▸ **To do**
Return only the lines from the top of the data down to the one that holds "const canvasRef = useRef<HTMLCanvasElement", both included, without any pictures.

▸ **Dataset content**
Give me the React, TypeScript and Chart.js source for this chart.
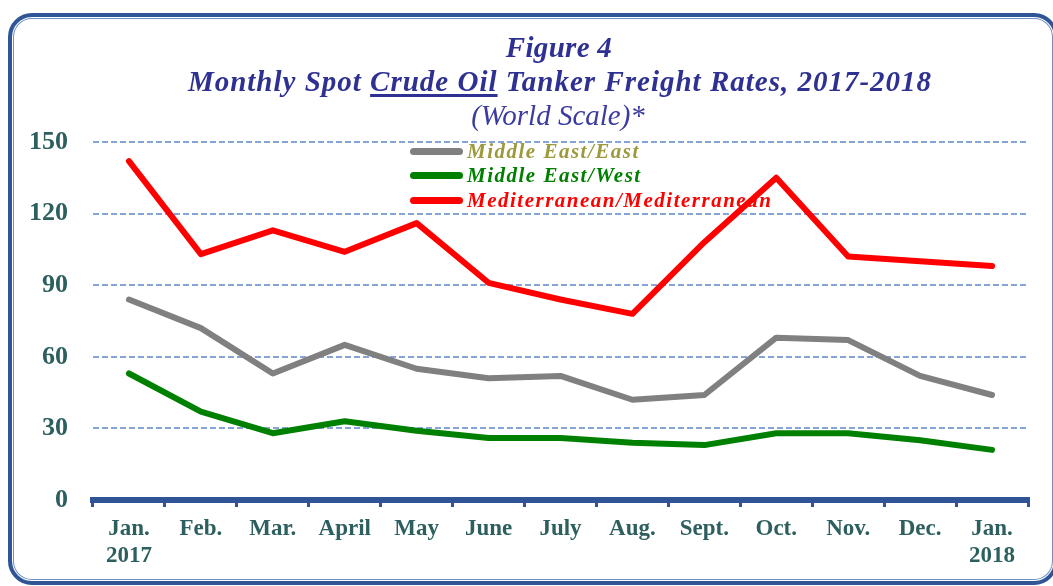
import React, { useEffect, useRef } from "react";
import { Chart, registerables } from "chart.js";

Chart.register(...registerables);

const categories: (string | string[])[] = [
  ["Jan.", "2017"], "Feb.", "Mar.", "April", "May", "June", "July",
  "Aug.", "Sept.", "Oct.", "Nov.", "Dec.", ["Jan.", "2018"],
];
const middleEastEast = [84, 72, 53, 65, 55, 51, 52, 42, 44, 68, 67, 52, 44];
const middleEastWest = [53, 37, 28, 33, 29, 26, 26, 24, 23, 28, 28, 25, 21];
const medMed = [142, 103, 113, 104, 116, 91, 84, 78, 108, 135, 102, 100, 98];
const yTicks = [0, 30, 60, 90, 120, 150];

const seriesNames = ["Middle East/East", "Middle East/West", "Mediterranean/Mediterranean"];
const lineColors = ["#808080", "#008000", "#ff0000"];
const legendTextColors = ["#9c9a3c", "#008000", "#ff0000"];

const W = 1053;
const H = 586;
const serif = "'Liberation Serif', 'Times New Roman', serif";
const tickColor = "#2d5f5f";
const titleColor = "#2e3192";

export default function App() {
  const canvasRef = useRef<HTMLCanvasElement | null>(null);

  useEffect(() => {
    const canvas = canvasRef.current;
    if (!canvas) return;
    const chart = new Chart(canvas, {
      type: "line",
      data: {
        labels: categories,
        datasets: [middleEastEast, middleEastWest, medMed].map((d, i) => ({
          label: seriesNames[i],
          data: d,
          borderColor: lineColors[i],
          backgroundColor: lineColors[i],
          borderWidth: 6,
          pointRadius: 0,
          pointHoverRadius: 0,
          tension: 0,
          borderCapStyle: "round" as const,
          borderJoinStyle: "round" as const,
          fill: false,
        })),
      },
      options: {
        responsive: false,
        animation: false,
        events: [],
        layout: { padding: { left: 0, top: 142, right: 25, bottom: 0 } },
        plugins: {
          legend: { display: false },
          title: { display: false },
          tooltip: { enabled: false },
        },
        scales: {
          x: {
            type: "category",
            offset: true,
            grid: {
              offset: true,
              display: true,
              drawOnChartArea: false,
              drawTicks: true,
              tickLength: 7,
              color: "#2f5597",
              lineWidth: 3,
            },
            border: { display: true, color: "#2f5597", width: 6 },
            ticks: {
              color: tickColor,
              font: { family: serif, size: 23, weight: "bold", lineHeight: 1.15 },
              padding: 9,
              maxRotation: 0,
              minRotation: 0,
              autoSkip: false,
            },
            afterFit: (s: any) => {
              s.height = 86;
            },
          },
          y: {
            type: "linear",
            min: 0,
            max: 150,
            afterBuildTicks: (s: any) => {
              s.ticks = yTicks.map((v) => ({ value: v }));
            },
            grid: {
              color: (ctx: any) => (ctx.tick && ctx.tick.value === 0 ? "rgba(0,0,0,0)" : "#86a3da"),
              lineWidth: 2,
              drawTicks: false,
              tickLength: 0,
            },
            border: { display: false, dash: [6, 3] },
            ticks: {
              color: tickColor,
              font: { family: serif, size: 26, weight: "bold" },
              padding: 25,
            },
            afterFit: (s: any) => {
              s.width = 93;
            },
          },
        },
      },
    });
    return () => chart.destroy();
  }, []);

  const legendRows = [151, 175, 200];

  return (
    <div
      style={{
        position: "fixed",
        left: 0,
        top: 0,
        width: W,
        height: H,
        overflow: "hidden",
        background: "#ffffff",
      }}
    >
      <canvas
        ref={canvasRef}
        width={W}
        height={H}
        style={{ position: "absolute", left: 0, top: 0, width: W, height: H }}
      />
      <div
        style={{
          position: "absolute",
          left: 8,
          top: 13,
          width: 1050,
          height: 572,
          boxSizing: "border-box",
          border: "4px solid #2f5597",
          borderRadius: 24,
          boxShadow: "inset 0 0 0 1px #ffffff, inset 0 0 0 2px #6f8fcb",
          pointerEvents: "none",
        }}
      />
      <div
        style={{
          position: "absolute",
          left: 559,
          top: 33,
          transform: "translateX(-50%)",
          whiteSpace: "nowrap",
          fontFamily: serif,
          fontStyle: "italic",
          fontWeight: "bold",
          fontSize: 29,
          lineHeight: "29px",
          letterSpacing: 0.3,
          color: titleColor,
        }}
      >
        Figure 4
      </div>
      <div
        style={{
          position: "absolute",
          left: 560,
          top: 67,
          transform: "translateX(-50%)",
          whiteSpace: "nowrap",
          fontFamily: serif,
          fontStyle: "italic",
          fontWeight: "bold",
          fontSize: 29,
          lineHeight: "29px",
          letterSpacing: 1,
          color: titleColor,
        }}
      >
        Monthly Spot{" "}
        <span style={{ textDecoration: "underline", textDecorationThickness: 3, textUnderlineOffset: 3 }}>
          Crude Oil
        </span>{" "}
        Tanker Freight Rates, 2017-2018
      </div>
      <div
        style={{
          position: "absolute",
          left: 558,
          top: 101,
          transform: "translateX(-50%)",
          whiteSpace: "nowrap",
          fontFamily: serif,
          fontStyle: "italic",
          fontSize: 29,
          lineHeight: "29px",
          color: "#3b3ba0",
        }}
      >
        (World Scale)*
      </div>
      {seriesNames.map((name, i) => (
        <div
          key={name}
          style={{
            position: "absolute",
            left: 410,
            top: legendRows[i] - 12,
            height: 24,
            display: "flex",
            alignItems: "center",
            whiteSpace: "nowrap",
          }}
        >
          <div
            style={{
              width: 53,
              height: 7,
              borderRadius: 4,
              background: lineColors[i],
              marginRight: 4,
            }}
          />
          <span
            style={{
              fontFamily: serif,
              fontStyle: "italic",
              fontWeight: "bold",
              fontSize: 21,
              letterSpacing: 1.5,
              color: legendTextColors[i],
            }}
          >
            {name}
          </span>
        </div>
      ))}
    </div>
  );
}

▸ **Full solution**
Give me the React, TypeScript and Chart.js source for this chart.
import React, { useEffect, useRef } from "react";
import { Chart, registerables } from "chart.js";

Chart.register(...registerables);

const categories: (string | string[])[] = [
  ["Jan.", "2017"], "Feb.", "Mar.", "April", "May", "June", "July",
  "Aug.", "Sept.", "Oct.", "Nov.", "Dec.", ["Jan.", "2018"],
];
const middleEastEast = [84, 72, 53, 65, 55, 51, 52, 42, 44, 68, 67, 52, 44];
const middleEastWest = [53, 37, 28, 33, 29, 26, 26, 24, 23, 28, 28, 25, 21];
const medMed = [142, 103, 113, 104, 116, 91, 84, 78, 108, 135, 102, 100, 98];
const yTicks = [0, 30, 60, 90, 120, 150];

const seriesNames = ["Middle East/East", "Middle East/West", "Mediterranean/Mediterranean"];
const lineColors = ["#808080", "#008000", "#ff0000"];
const legendTextColors = ["#9c9a3c", "#008000", "#ff0000"];

const W = 1053;
const H = 586;
const serif = "'Liberation Serif', 'Times New Roman', serif";
const tickColor = "#2d5f5f";
const titleColor = "#2e3192";

export default function App() {
  const canvasRef = useRef<HTMLCanvasElement | null>(null);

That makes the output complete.